Start
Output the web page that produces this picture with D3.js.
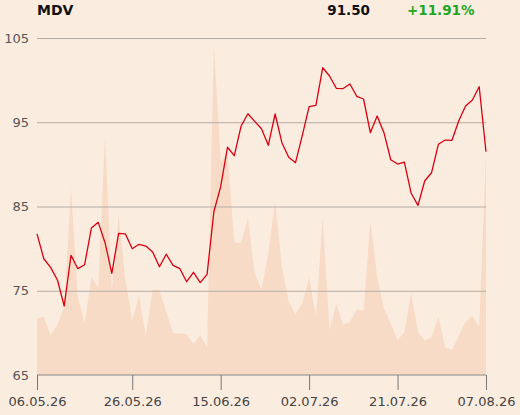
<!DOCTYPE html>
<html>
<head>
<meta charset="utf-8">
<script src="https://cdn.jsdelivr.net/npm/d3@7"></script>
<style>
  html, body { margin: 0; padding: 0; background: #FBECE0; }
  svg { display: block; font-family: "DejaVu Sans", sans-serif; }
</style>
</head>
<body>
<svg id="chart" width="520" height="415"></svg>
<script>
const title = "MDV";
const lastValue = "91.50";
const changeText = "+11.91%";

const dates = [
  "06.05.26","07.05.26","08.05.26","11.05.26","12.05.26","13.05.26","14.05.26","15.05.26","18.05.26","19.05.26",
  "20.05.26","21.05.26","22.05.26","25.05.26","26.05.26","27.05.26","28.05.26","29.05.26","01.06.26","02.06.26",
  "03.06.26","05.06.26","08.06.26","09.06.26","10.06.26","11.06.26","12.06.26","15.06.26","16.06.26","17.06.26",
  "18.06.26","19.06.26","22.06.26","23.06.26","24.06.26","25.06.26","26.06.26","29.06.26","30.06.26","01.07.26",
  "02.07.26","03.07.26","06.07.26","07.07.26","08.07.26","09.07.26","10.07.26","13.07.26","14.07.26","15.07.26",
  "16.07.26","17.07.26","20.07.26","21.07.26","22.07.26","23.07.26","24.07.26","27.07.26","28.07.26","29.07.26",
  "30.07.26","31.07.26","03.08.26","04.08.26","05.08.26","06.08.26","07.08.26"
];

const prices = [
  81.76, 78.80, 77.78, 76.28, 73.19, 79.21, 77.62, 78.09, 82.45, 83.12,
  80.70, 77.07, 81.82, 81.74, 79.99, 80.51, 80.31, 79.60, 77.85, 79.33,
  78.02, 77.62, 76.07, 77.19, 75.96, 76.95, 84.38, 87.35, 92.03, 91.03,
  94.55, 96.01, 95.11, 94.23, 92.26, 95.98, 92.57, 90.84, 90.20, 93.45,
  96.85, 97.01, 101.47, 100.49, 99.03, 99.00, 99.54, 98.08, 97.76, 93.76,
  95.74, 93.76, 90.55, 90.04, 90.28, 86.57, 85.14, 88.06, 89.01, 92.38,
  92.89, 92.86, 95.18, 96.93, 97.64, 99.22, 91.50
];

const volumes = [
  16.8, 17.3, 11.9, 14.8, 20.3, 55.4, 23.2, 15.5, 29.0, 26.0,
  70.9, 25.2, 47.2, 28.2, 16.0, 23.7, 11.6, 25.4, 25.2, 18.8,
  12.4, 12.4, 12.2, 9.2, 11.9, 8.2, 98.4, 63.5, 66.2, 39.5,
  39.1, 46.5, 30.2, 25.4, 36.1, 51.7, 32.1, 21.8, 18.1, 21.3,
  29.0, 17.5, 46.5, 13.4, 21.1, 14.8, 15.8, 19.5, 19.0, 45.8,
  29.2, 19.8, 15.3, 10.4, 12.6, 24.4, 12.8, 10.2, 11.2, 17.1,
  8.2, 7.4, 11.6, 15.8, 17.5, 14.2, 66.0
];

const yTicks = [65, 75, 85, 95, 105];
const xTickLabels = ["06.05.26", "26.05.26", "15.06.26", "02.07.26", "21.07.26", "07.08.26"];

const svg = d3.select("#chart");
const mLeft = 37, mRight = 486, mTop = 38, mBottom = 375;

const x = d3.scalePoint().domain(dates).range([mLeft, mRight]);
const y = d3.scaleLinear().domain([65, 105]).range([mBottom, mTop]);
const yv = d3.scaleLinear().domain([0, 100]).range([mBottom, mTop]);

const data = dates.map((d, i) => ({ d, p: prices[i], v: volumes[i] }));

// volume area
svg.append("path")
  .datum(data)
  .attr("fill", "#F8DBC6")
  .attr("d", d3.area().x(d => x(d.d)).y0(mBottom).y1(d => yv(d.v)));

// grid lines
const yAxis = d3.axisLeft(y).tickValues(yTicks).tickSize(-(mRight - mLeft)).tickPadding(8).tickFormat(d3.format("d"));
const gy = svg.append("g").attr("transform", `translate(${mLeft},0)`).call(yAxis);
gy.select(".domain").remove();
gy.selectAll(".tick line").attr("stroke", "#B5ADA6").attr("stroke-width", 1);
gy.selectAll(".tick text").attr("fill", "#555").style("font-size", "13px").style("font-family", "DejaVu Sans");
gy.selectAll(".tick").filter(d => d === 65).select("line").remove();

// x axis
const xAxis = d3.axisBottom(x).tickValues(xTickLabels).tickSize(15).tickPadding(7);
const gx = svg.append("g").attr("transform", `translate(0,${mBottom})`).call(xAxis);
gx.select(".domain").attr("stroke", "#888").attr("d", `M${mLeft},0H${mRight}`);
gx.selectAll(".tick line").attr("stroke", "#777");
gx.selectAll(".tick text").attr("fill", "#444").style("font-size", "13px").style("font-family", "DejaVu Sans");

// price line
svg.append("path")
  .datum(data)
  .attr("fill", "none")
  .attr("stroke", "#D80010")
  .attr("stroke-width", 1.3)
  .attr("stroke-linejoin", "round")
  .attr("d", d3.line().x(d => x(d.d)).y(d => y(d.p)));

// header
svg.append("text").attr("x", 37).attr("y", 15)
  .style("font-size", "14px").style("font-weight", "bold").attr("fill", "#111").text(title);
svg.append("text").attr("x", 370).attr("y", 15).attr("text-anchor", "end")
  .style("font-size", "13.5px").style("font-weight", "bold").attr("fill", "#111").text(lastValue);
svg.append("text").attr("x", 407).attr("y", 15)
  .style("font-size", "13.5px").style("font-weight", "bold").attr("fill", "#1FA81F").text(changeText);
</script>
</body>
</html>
End
Each line above is to be copied verbatim. Drop any image from the copy.

Output the web page that produces this picture with D3.js.
<!DOCTYPE html>
<html>
<head>
<meta charset="utf-8">
<script src="https://cdn.jsdelivr.net/npm/d3@7"></script>
<style>
  html, body { margin: 0; padding: 0; background: #FBECE0; }
  svg { display: block; font-family: "DejaVu Sans", sans-serif; }
</style>
</head>
<body>
<svg id="chart" width="520" height="415"></svg>
<script>
const title = "MDV";
const lastValue = "91.50";
const changeText = "+11.91%";

const dates = [
  "06.05.26","07.05.26","08.05.26","11.05.26","12.05.26","13.05.26","14.05.26","15.05.26","18.05.26","19.05.26",
  "20.05.26","21.05.26","22.05.26","25.05.26","26.05.26","27.05.26","28.05.26","29.05.26","01.06.26","02.06.26",
  "03.06.26","05.06.26","08.06.26","09.06.26","10.06.26","11.06.26","12.06.26","15.06.26","16.06.26","17.06.26",
  "18.06.26","19.06.26","22.06.26","23.06.26","24.06.26","25.06.26","26.06.26","29.06.26","30.06.26","01.07.26",
  "02.07.26","03.07.26","06.07.26","07.07.26","08.07.26","09.07.26","10.07.26","13.07.26","14.07.26","15.07.26",
  "16.07.26","17.07.26","20.07.26","21.07.26","22.07.26","23.07.26","24.07.26","27.07.26","28.07.26","29.07.26",
  "30.07.26","31.07.26","03.08.26","04.08.26","05.08.26","06.08.26","07.08.26"
];

const prices = [
  81.76, 78.80, 77.78, 76.28, 73.19, 79.21, 77.62, 78.09, 82.45, 83.12,
  80.70, 77.07, 81.82, 81.74, 79.99, 80.51, 80.31, 79.60, 77.85, 79.33,
  78.02, 77.62, 76.07, 77.19, 75.96, 76.95, 84.38, 87.35, 92.03, 91.03,
  94.55, 96.01, 95.11, 94.23, 92.26, 95.98, 92.57, 90.84, 90.20, 93.45,
  96.85, 97.01, 101.47, 100.49, 99.03, 99.00, 99.54, 98.08, 97.76, 93.76,
  95.74, 93.76, 90.55, 90.04, 90.28, 86.57, 85.14, 88.06, 89.01, 92.38,
  92.89, 92.86, 95.18, 96.93, 97.64, 99.22, 91.50
];

const volumes = [
  16.8, 17.3, 11.9, 14.8, 20.3, 55.4, 23.2, 15.5, 29.0, 26.0,
  70.9, 25.2, 47.2, 28.2, 16.0, 23.7, 11.6, 25.4, 25.2, 18.8,
  12.4, 12.4, 12.2, 9.2, 11.9, 8.2, 98.4, 63.5, 66.2, 39.5,
  39.1, 46.5, 30.2, 25.4, 36.1, 51.7, 32.1, 21.8, 18.1, 21.3,
  29.0, 17.5, 46.5, 13.4, 21.1, 14.8, 15.8, 19.5, 19.0, 45.8,
  29.2, 19.8, 15.3, 10.4, 12.6, 24.4, 12.8, 10.2, 11.2, 17.1,
  8.2, 7.4, 11.6, 15.8, 17.5, 14.2, 66.0
];

const yTicks = [65, 75, 85, 95, 105];
const xTickLabels = ["06.05.26", "26.05.26", "15.06.26", "02.07.26", "21.07.26", "07.08.26"];

const svg = d3.select("#chart");
const mLeft = 37, mRight = 486, mTop = 38, mBottom = 375;

const x = d3.scalePoint().domain(dates).range([mLeft, mRight]);
const y = d3.scaleLinear().domain([65, 105]).range([mBottom, mTop]);
const yv = d3.scaleLinear().domain([0, 100]).range([mBottom, mTop]);

const data = dates.map((d, i) => ({ d, p: prices[i], v: volumes[i] }));

// volume area
svg.append("path")
  .datum(data)
  .attr("fill", "#F8DBC6")
  .attr("d", d3.area().x(d => x(d.d)).y0(mBottom).y1(d => yv(d.v)));

// grid lines
const yAxis = d3.axisLeft(y).tickValues(yTicks).tickSize(-(mRight - mLeft)).tickPadding(8).tickFormat(d3.format("d"));
const gy = svg.append("g").attr("transform", `translate(${mLeft},0)`).call(yAxis);
gy.select(".domain").remove();
gy.selectAll(".tick line").attr("stroke", "#B5ADA6").attr("stroke-width", 1);
gy.selectAll(".tick text").attr("fill", "#555").style("font-size", "13px").style("font-family", "DejaVu Sans");
gy.selectAll(".tick").filter(d => d === 65).select("line").remove();

// x axis
const xAxis = d3.axisBottom(x).tickValues(xTickLabels).tickSize(15).tickPadding(7);
const gx = svg.append("g").attr("transform", `translate(0,${mBottom})`).call(xAxis);
gx.select(".domain").attr("stroke", "#888").attr("d", `M${mLeft},0H${mRight}`);
gx.selectAll(".tick line").attr("stroke", "#777");
gx.selectAll(".tick text").attr("fill", "#444").style("font-size", "13px").style("font-family", "DejaVu Sans");

// price line
svg.append("path")
  .datum(data)
  .attr("fill", "none")
  .attr("stroke", "#D80010")
  .attr("stroke-width", 1.3)
  .attr("stroke-linejoin", "round")
  .attr("d", d3.line().x(d => x(d.d)).y(d => y(d.p)));

// header
svg.append("text").attr("x", 37).attr("y", 15)
  .style("font-size", "14px").style("font-weight", "bold").attr("fill", "#111").text(title);
svg.append("text").attr("x", 370).attr("y", 15).attr("text-anchor", "end")
  .style("font-size", "13.5px").style("font-weight", "bold").attr("fill", "#111").text(lastValue);
svg.append("text").attr("x", 407).attr("y", 15)
  .style("font-size", "13.5px").style("font-weight", "bold").attr("fill", "#1FA81F").text(changeText);
</script>
</body>
</html>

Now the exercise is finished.